So after a long slumber, I am back to my elements and feel like scribbling.
And meanwhile I have been reading, in the office, at home, on the bus, in the night, well during the entire day so I asked why why books?
LA VIE ET LE LIVRE (LIFE AND THE BOOK)
Books are quirky creatures, so do they make of the people who get in contact with them. Books exist on this earth in various facades - small, large, paper-back, local, on-the-footpath, pirated or whatever. Sometimes they are ostentatiously challenging you in a book fair or sometimes, well, I feel sorry for this, lying like a hapless orphan in your attic or even in your “almirah” (cupboard). For me reading a book is like the essential chemistry experiment. You look out for that pungent smell, that crimson-red coloured vapours or the yellow viscous residue. But sometimes the experiments fail but the objective is never left unfulfilled.
Reading books is like having an emotional as well an intellectual orgy, it is a symbol of an indulgence or rather over-indulgence in which time and space lose their meaning. Eyes are perched in the middle of the book and I miss the last “Virar-fast” in order have a feeling of satiation, that glow, that lump in my throat that tells me that the journey in the pages is over and it is now time to go home. My two or rather four eyes, for I am bespectacled, are jumping hither thither, abruptly stopping and abruptly moving, sometimes fast and sometimes slow. Then I realise that my daily travel to my office is a bumpy ride and hence by reading I am putting my eyes to great peril. Reading on the bench staring down, reading on your bed (in the morning I have a craning neck), in the light-less moments using that darned mobile to some productive use (Oh I realised it emits bright enough light), never giving that candle a short shrift. Of course I realise that flipping the pages is like de-flowering the book. It gets creased; the pages marked for future reference and yes the distinctive epithet appears on the first page. I wonder of what good is a book that is still a bachelor, wait a spinster suits better.
On buying, owning, discovering and suchlike
I have always had a penchant for genuine books so I would rather empty my pocket than rather owning that spurious copy which is not loyal to its author even in the way it smells. Hey it is a question of loyalty and I do not want to be an infidel. It often appears to me like a twist in the tale but I have never believed in libraries. For me they are just beacons, vanguards, like an indirect reference which/who lead me towards an unearthed treasure, a treasure which I initially see over and then win over. Enchanted or rather helpless is what I become when I am under an attack in a book shop. I stumble, I totter, I glow, I discover, I feel sorry, for what I intone? Well you know that right. Oh the moments of guilt and remorse never ever trouble me when I am under such a siege. Months later I retroactively take an oath that I shall not buy to what ends I wonder? Apparently it is human to realise that the gap, between what I have read and what I have to read, is burgeoning. After all even if you lose war you still have won the battle and that ecstasy is self-sustaining.

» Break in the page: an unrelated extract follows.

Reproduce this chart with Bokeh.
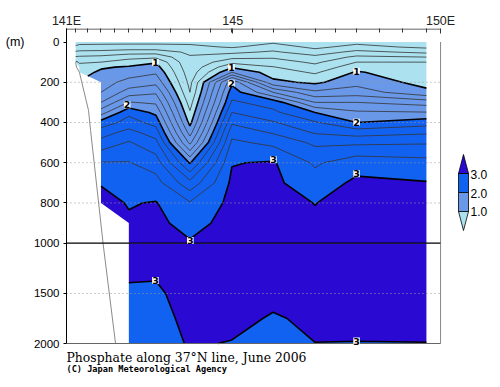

Unlike humans, books are creatures having a singular quality. Like humans, they evoke a marquee of emotions on contact. First impressions might not be last impression. Sometimes they are just so awful you just want to behead them. Sometimes they are the silent warriors with a motto – they come, they see and they conquer. Contrariwise they become my lovers, the affair starts from the first page, and to my grief it ends suddenly. Then I realised why not fall in love over and over again. And there are the “other” types, which are essentially like wine or that “20 year” aged scotch. I do not wish to continue for the inebriation, which appears like consequence, is in plain words, ineffable.
On life and death
I fervently believe that books never die for they are the “epitome” of immortality. They are just carried over from generation to generation, god willing. They are nomads and the journey insulates them from the monotony of immortality. They pass from one hand to the other, from one attic to other, from one library to the other library or just plainly from one “kabadi” to the other. Given the bounty of books, I hope no one kills them, nor does anyone find them being shredded page by page. Ah! What cruelty? If anyone has such an experience, do inform me I am ready to set up a book-adoption society.
So much so for “Le livre” that I am convinced beyond reasoning, beyond the rational that
“Je suis, parceque je lis” (I am, because I read), period.